As blogged previously, weight loss supplements do not have evidence to support that they actually work to lose weight, and some have concerning side effects associated with them.  One thing we as doctors check on when prescribing medications is whether there could be any interactions with other medications, but these databases do not include most supplements.

So today’s question is: Can weight loss supplements interaction with prescription meds?

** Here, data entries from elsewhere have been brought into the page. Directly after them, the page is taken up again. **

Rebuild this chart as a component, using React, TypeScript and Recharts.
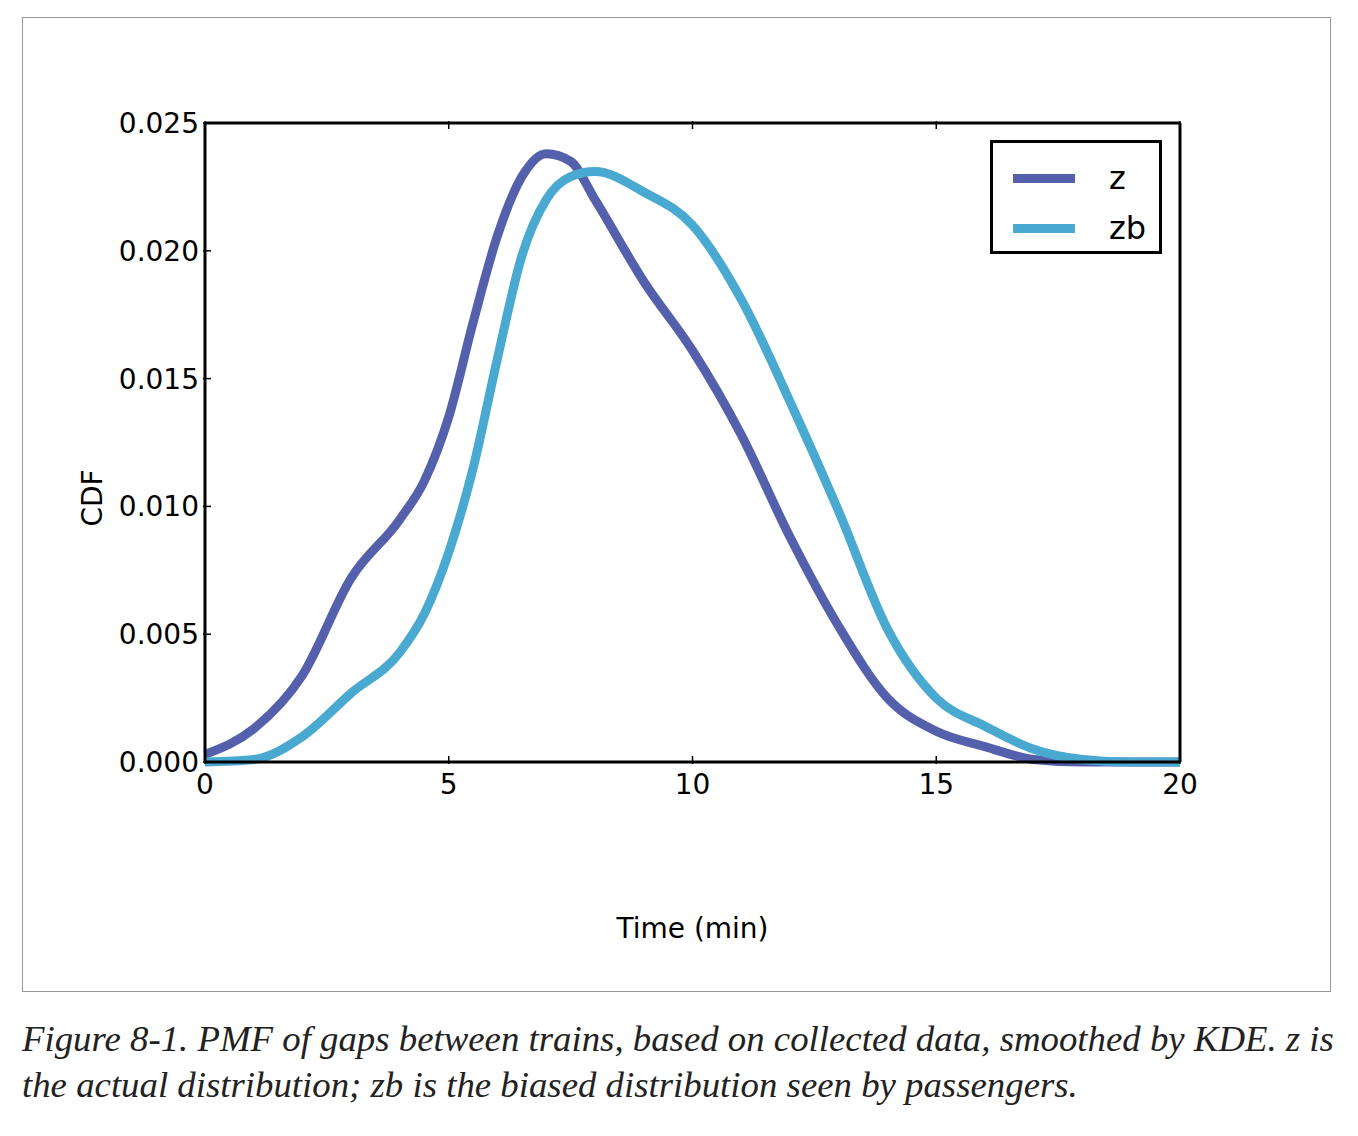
import { LineChart, Line, XAxis, YAxis, Legend } from 'recharts'

const times = [0, 1, 2, 3, 4, 4.5, 5, 5.5, 6, 6.5, 7, 7.5, 8, 9, 10, 11, 12, 13, 14, 15, 16, 17, 18, 19, 20]
const zValues = [0.0003, 0.0013, 0.0034, 0.0072, 0.0095, 0.011, 0.0135, 0.0172, 0.0206, 0.0229, 0.0238, 0.0235, 0.022, 0.0188, 0.0161, 0.0128, 0.0088, 0.0053, 0.0025, 0.0012, 0.0006, 0.0001, 0, 0, 0]
const zbValues = [0, 0.0001, 0.001, 0.0027, 0.0043, 0.0058, 0.0082, 0.0115, 0.0158, 0.0198, 0.022, 0.0229, 0.0231, 0.0223, 0.021, 0.0181, 0.0141, 0.0098, 0.0052, 0.0025, 0.0014, 0.0005, 0.0001, 0, 0]
const xTicks = [0, 5, 10, 15, 20]
const yTicks = [0, 0.005, 0.01, 0.015, 0.02, 0.025]

const Z_COLOR = '#5560ad'
const ZB_COLOR = '#4aa9d1'
const FONT = 'DejaVu Sans, sans-serif'

const data = times.map((t, i) => ({ t, z: zValues[i], zb: zbValues[i] }))

const BottomTick = (p: any) => (
  <g>
    <line x1={p.x} x2={p.x} y1={p.y} y2={p.y - 8} stroke="#000" strokeWidth={1.5} />
    <text x={p.x} y={p.y + 30} textAnchor="middle" fontSize={28} fontFamily={FONT} fill="#000">{p.payload.value}</text>
  </g>
)
const TopTick = (p: any) => (
  <line x1={p.x} x2={p.x} y1={p.y} y2={p.y + 8} stroke="#000" strokeWidth={1.5} />
)
const LeftTick = (p: any) => (
  <g>
    <line x1={p.x} x2={p.x + 8} y1={p.y} y2={p.y} stroke="#000" strokeWidth={1.5} />
    <text x={p.x - 4} y={p.y + 10} textAnchor="end" fontSize={28} fontFamily={FONT} fill="#000">{p.payload.value.toFixed(3)}</text>
  </g>
)
const RightTick = (p: any) => (
  <line x1={p.x} x2={p.x - 8} y1={p.y} y2={p.y} stroke="#000" strokeWidth={1.5} />
)

const LegendBox = () => (
  <div style={{ border: '3px solid #000', width: 172, height: 114, background: '#fff', fontFamily: FONT, fontSize: 32, boxSizing: 'border-box', padding: '10px 0 0 20px' }}>
    {[['z', Z_COLOR], ['zb', ZB_COLOR]].map(([n, c]) => (
      <div key={n} style={{ display: 'flex', alignItems: 'center', height: 50 }}>
        <div style={{ width: 62, height: 9, background: c, marginRight: 34 }} />
        <span>{n}</span>
      </div>
    ))}
  </div>
)

const axisLine = { stroke: '#000', strokeWidth: 3 }

export default function App() {
  return (
    <div style={{ position: 'absolute', left: 0, top: 0, width: 1358, height: 1136, background: '#fff' }}>
      <div style={{ position: 'absolute', left: 22, top: 17, width: 1307, height: 973, border: '1.5px solid #999' }} />
      <div style={{ position: 'absolute', left: 0, top: 0 }}>
        <LineChart width={1358} height={1000} data={data} margin={{ top: 122, right: 177, bottom: 64, left: 105 }}>
          <XAxis dataKey="t" type="number" domain={[0, 20]} ticks={xTicks} xAxisId="b" height={60} tickSize={0} tickLine={false} axisLine={axisLine} tick={BottomTick} interval={0} />
          <XAxis dataKey="t" type="number" domain={[0, 20]} ticks={xTicks} xAxisId="t" orientation="top" height={1} tickSize={0} tickLine={false} axisLine={axisLine} tick={TopTick} interval={0} />
          <YAxis type="number" domain={[0, 0.025]} ticks={yTicks} yAxisId="l" width={100} tickSize={0} tickLine={false} axisLine={axisLine} tick={LeftTick} interval={0} />
          <YAxis type="number" domain={[0, 0.025]} ticks={yTicks} yAxisId="r" orientation="right" width={1} tickSize={0} tickLine={false} axisLine={axisLine} tick={RightTick} interval={0} />
          <Line xAxisId="b" yAxisId="l" dataKey="z" type="monotone" stroke={Z_COLOR} strokeWidth={9} dot={false} isAnimationActive={false} />
          <Line xAxisId="b" yAxisId="l" dataKey="zb" type="monotone" stroke={ZB_COLOR} strokeWidth={9} dot={false} isAnimationActive={false} />
          <Legend content={LegendBox} wrapperStyle={{ position: 'absolute', left: 990, top: 140, width: 172 }} />
        </LineChart>
      </div>
      <div style={{ position: 'absolute', left: 0, top: 912, width: 1385, textAlign: 'center', fontFamily: FONT, fontSize: 28 }}>Time (min)</div>
      <div style={{ position: 'absolute', left: 92, top: 498, transform: 'translate(-50%,-50%) rotate(-90deg)', fontFamily: FONT, fontSize: 28 }}>CDF</div>
      <div style={{ position: 'absolute', left: 22, top: 1016, fontFamily: 'Liberation Serif, serif', fontStyle: 'italic', fontSize: 36.8, lineHeight: '46px', color: '#222', whiteSpace: 'nowrap' }}>
        Figure 8-1. PMF of gaps between trains, based on collected data, smoothed by KDE. z is<br />
        the actual distribution; zb is the biased distribution seen by passengers.
      </div>
    </div>
  )
}
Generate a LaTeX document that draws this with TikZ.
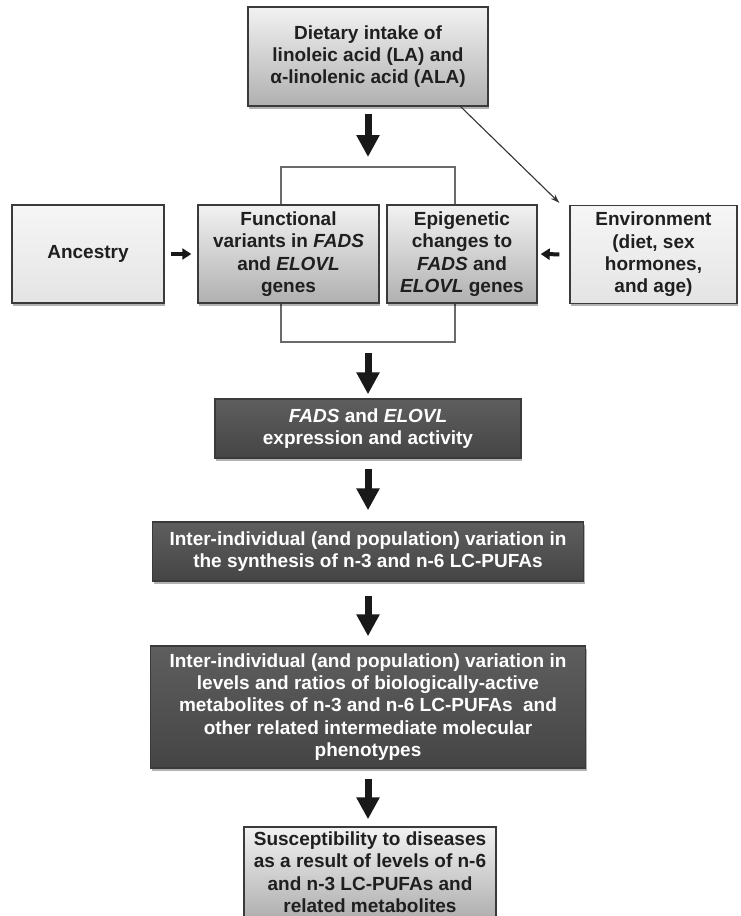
\documentclass[tikz,border=0pt]{standalone}
\usepackage{fontspec}
\setmainfont{Liberation Sans}
\usetikzlibrary{arrows.meta,shadows,calc}
\definecolor{boxline}{HTML}{3A3A3A}
\definecolor{lgtop}{HTML}{F2F2F2}
\definecolor{lgbot}{HTML}{B0B0B0}
\definecolor{pltop}{HTML}{F6F6F6}
\definecolor{plbot}{HTML}{E4E4E4}
\definecolor{dktop}{HTML}{5E5E5E}
\definecolor{dkbot}{HTML}{454545}
\definecolor{brk}{HTML}{6A6A6A}
\tikzset{
  box/.style={draw=boxline, line width=1.4pt, align=center, inner sep=1pt,
    font=\fontsize{19}{22.4}\selectfont\bfseries, text=black!88,
    drop shadow={shadow xshift=1.2pt, shadow yshift=-2.6pt, opacity=0.3, fill=black}},
  gradbox/.style={box, top color=lgtop, bottom color=lgbot},
  palebox/.style={box, top color=pltop, bottom color=plbot},
  darkbox/.style={box, top color=dktop, bottom color=dkbot, text=white},
  bigarrow/.style={line width=7pt, -{Triangle[width=22pt,length=22pt]}, black!90},
  smallarrow/.style={line width=4pt, -{Triangle[width=11pt,length=9pt]}, black!90},
  thinarrow/.style={line width=1.1pt, -{Stealth[width=6pt,length=9pt]}, black!80},
  bracket/.style={draw=brk, line width=1.2pt}
}
\begin{document}
\begin{tikzpicture}[x=1pt,y=-1pt]
\useasboundingbox (0,0) rectangle (740,916);
\fill[white] (0,0) rectangle (740,916);

% bracket behind the two gene boxes
\coordinate (brTL) at (281,167);
\coordinate (brBR) at (455,342);
\coordinate (brT) at (368,167);
\coordinate (brB) at (368,342);
\draw[bracket] (brTL) rectangle (brBR);

\node[gradbox, minimum width=240pt, minimum height=99pt] (diet) at (368,56.5)
  {Dietary intake of\\linoleic acid (LA) and\\α-linolenic acid (ALA)};
\node[palebox, minimum width=152pt, minimum height=98pt] (anc) at (88,254) {Ancestry};
\node[gradbox, minimum width=181pt, minimum height=98pt] (func) at (288.5,254)
  {Functional\\variants in \textit{FADS}\\and \textit{ELOVL}\\genes};
\node[gradbox, minimum width=150pt, minimum height=98pt] (epi) at (462,254)
  {Epigenetic\\changes to\\\textit{FADS} and\\\textit{ELOVL} genes};
\node[palebox, minimum width=167pt, minimum height=98pt] (env) at (653.5,254.5)
  {Environment\\(diet, sex\\hormones,\\and age)};
\node[darkbox, minimum width=306pt, minimum height=59pt] (expr) at (368,428.5)
  {\textit{FADS} and \textit{ELOVL}\\expression and activity};
\node[darkbox, minimum width=431pt, minimum height=59pt] (synth) at (368,551.5)
  {Inter-individual (and population) variation in\\the synthesis of n-3 and n-6 LC-PUFAs};
\node[darkbox, minimum width=435pt, minimum height=122pt] (metab) at (368,707)
  {Inter-individual (and population) variation in\\levels and ratios of biologically-active\\metabolites of n-3 and n-6 LC-PUFAs\ \ and\\other related intermediate molecular\\phenotypes};
\node[gradbox, minimum width=252pt, minimum height=90pt] (susc) at (370,872)
  {Susceptibility to diseases\\as a result of levels of n-6\\and n-3 LC-PUFAs and\\related metabolites};

% arrows
\draw[bigarrow, shorten <=7pt, shorten >=10pt] (diet.south) -- (brT);
\draw[bigarrow, shorten <=11pt, shorten >=4pt] (brB) -- (expr.north);
\draw[bigarrow, shorten <=10pt, shorten >=11pt] (expr.south) -- (synth.north);
\draw[bigarrow, shorten <=14pt, shorten >=9pt] (synth.south) -- (metab.north);
\draw[bigarrow, shorten <=10pt, shorten >=7pt] (metab.south) -- (metab.south |- susc.north);
\draw[smallarrow, shorten <=6pt, shorten >=6pt] (anc.east) -- (func.west);
\draw[smallarrow, shorten <=10pt, shorten >=3pt] (env.west) -- (epi.east);
\coordinate (envin) at ($(env.north west)+(-10,-2)$);
\draw[thinarrow] ($(diet.south east)+(-28,0)$) -- (envin);
\end{tikzpicture}
\end{document}
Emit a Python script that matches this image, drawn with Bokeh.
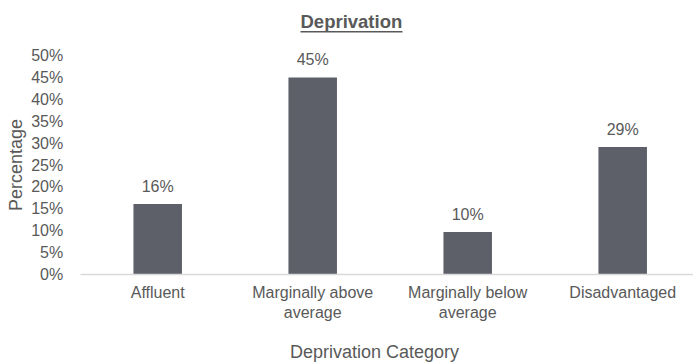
import math
from bokeh.plotting import figure
from bokeh.models import (Range1d, FixedTicker, NumeralTickFormatter, Label, LabelSet,
                          BoxAnnotation, ColumnDataSource)
from bokeh.core.properties import value
from bokeh.embed import file_html
from bokeh.resources import INLINE

# Share of respondents in each deprivation category
categories = ["Affluent", "Marginally above average", "Marginally below average", "Disadvantaged"]
tick_labels = ["Affluent", "Marginally above\naverage", "Marginally below\naverage", "Disadvantaged"]
shares = [0.161, 0.450, 0.097, 0.291]
y_ticks = [0.0, 0.05, 0.10, 0.15, 0.20, 0.25, 0.30, 0.35, 0.40, 0.45, 0.50]

FONT = "Liberation Sans"
TEXT = "#595959"
BAR = "#5d6068"

W, H = 693, 362
# canvas geometry: one category slot is 155 px wide, first slot centred at x=157;
# the value axis runs from y=274 (0%) up to y=55 (50%)
SLOT_PX, FIRST_X = 155.0, 157.2
BASE_Y, TOP_Y = 274.0, 55.0
px_per_unit = (BASE_Y - TOP_Y) / y_ticks[-1]

positions = list(range(len(categories)))
source = ColumnDataSource(data=dict(
    x=positions,
    share=shares,
    label=[f"{round(s * 100)}%" for s in shares],
))

x_range = Range1d(-FIRST_X / SLOT_PX, (W - FIRST_X) / SLOT_PX)
y_range = Range1d(-(H - BASE_Y) / px_per_unit, BASE_Y / px_per_unit)

p = figure(width=W, height=H, x_range=x_range, y_range=y_range,
           min_border=0, toolbar_location=None, output_backend="svg",
           background_fill_color="white", border_fill_color="white")
p.outline_line_color = None
p.xgrid.visible = False
p.ygrid.visible = False

p.vbar(x="x", top="share", width=0.313, source=source,
       fill_color=BAR, line_color=None)

# value labels above the bars
p.add_layout(LabelSet(x="x", y="share", text="label", source=source,
                      text_align="center", text_baseline="alphabetic", y_offset=12,
                      text_font=value(FONT), text_font_size=value("16px"),
                      text_color=TEXT))

# y axis, drawn at the left edge of the first category slot
ya = p.yaxis[0]
ya.fixed_location = -0.5
ya.ticker = FixedTicker(ticks=y_ticks)
ya.formatter = NumeralTickFormatter(format="0%")
ya.axis_line_color = None
ya.major_tick_line_color = None
ya.minor_tick_line_color = None
ya.major_tick_out = 0
ya.major_tick_in = 0
ya.major_label_standoff = 17
ya.major_label_text_font = FONT
ya.major_label_text_font_size = "16px"
ya.major_label_text_color = TEXT

# x axis along the 0% line
xa = p.xaxis[0]
xa.fixed_location = 0
xa.bounds = (-0.5, x_range.end)
xa.ticker = FixedTicker(ticks=positions)
xa.major_label_overrides = {i: t for i, t in zip(positions, tick_labels)}
xa.axis_line_color = "#d9d9d9"
xa.axis_line_width = 1.5
xa.major_tick_line_color = None
xa.minor_tick_line_color = None
xa.major_tick_out = 0
xa.major_tick_in = 0
xa.major_label_standoff = 9
xa.major_label_text_font = FONT
xa.major_label_text_font_size = "16px"
xa.major_label_text_color = TEXT

# chart title, underlined (screen units measured from the bottom-left corner)
p.add_layout(Label(x=300, y=H - 21, x_units="screen", y_units="screen",
                   text="Deprivation", text_align="left", text_baseline="alphabetic",
                   text_font=FONT, text_font_size="18.5px", text_font_style="bold",
                   text_color=TEXT))
p.add_layout(BoxAnnotation(left=300, right=402, bottom=H - 32, top=H - 30.5,
                           left_units="screen", right_units="screen",
                           top_units="screen", bottom_units="screen",
                           fill_color=TEXT, fill_alpha=1.0, line_color=None))

# axis titles
p.add_layout(Label(x=374, y=11, x_units="screen", y_units="screen",
                   text="Deprivation Category", text_align="center", text_baseline="alphabetic",
                   text_font=FONT, text_font_size="18px", text_color=TEXT))
p.add_layout(Label(x=15, y=H - (BASE_Y + TOP_Y) / 2, x_units="screen", y_units="screen",
                   angle=math.pi / 2, text="Percentage",
                   text_align="center", text_baseline="alphabetic",
                   text_font=FONT, text_font_size="18px", text_color=TEXT))

open("out.html", "w").write(file_html(p, INLINE))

A recent review addresses this question.  They looked at data on some of the most commonly used ‘weight loss’ supplements, including:

  • Beta glucans (fiber supplement)
  • bitter orange (a stimulant)
  • capsaicin (derived from chili peppers)
  • carnitine
  • chitosan (found in the exoskeleton of crustaceans and insects)
  • chromium
  • conjugated linoleic acid (a fatty acid)
  • fucoxanthin (a marine carotenoid)
  • Garcinia cambogia
  • glucomannan (a fiber from the Konjac root)
  • guar gum (derived from a plant)
  • Hoodia gordonii
  • Irvingia gabonensis (fiber from a seed)
  • raspberry ketone


For almost every one of these agents, there is a list of potential drug interactions with prescription medications, including:

  • decreased levels/efficacy of the prescription medication
  • increased levels/efficacy of the prescription medication (eg, too much effect of blood thinners, too much blood sugar lowering effect of diabetes medication)
  • increased risk of medication-induced side effects


The reasons for the drug interactions range from an effect of the supplement to interfere with absorption of prescription medications, to the supplement inhibiting or overstimulating the liver enzymes that metabolize medications, to antagonizing the action of the medication.


Reciprocally, some medications can affect metabolism of some supplements as well, potentially increasing the risk of side effects of the supplement.


The list of medications that can be affected by supplements is long, including (but not limited to):

  • diabetes medications
  • blood pressure medications
  • anti inflammatories (including aspirin, ibuprofen)
  • thyroid hormone
  • antidepressants
  • blood thinners


It is important to tell your health care provider what supplements you are taking, so that any known concerns can be identified.   However,  because most supplements have very little data available, we most often cannot say whether a supplement is safe.


As the authors note:

“Many bioactive constituents (of supplements) remain unknown, uncharacterized, or not adequately tested…, possibly shifting their risk-benefits balance against their use.”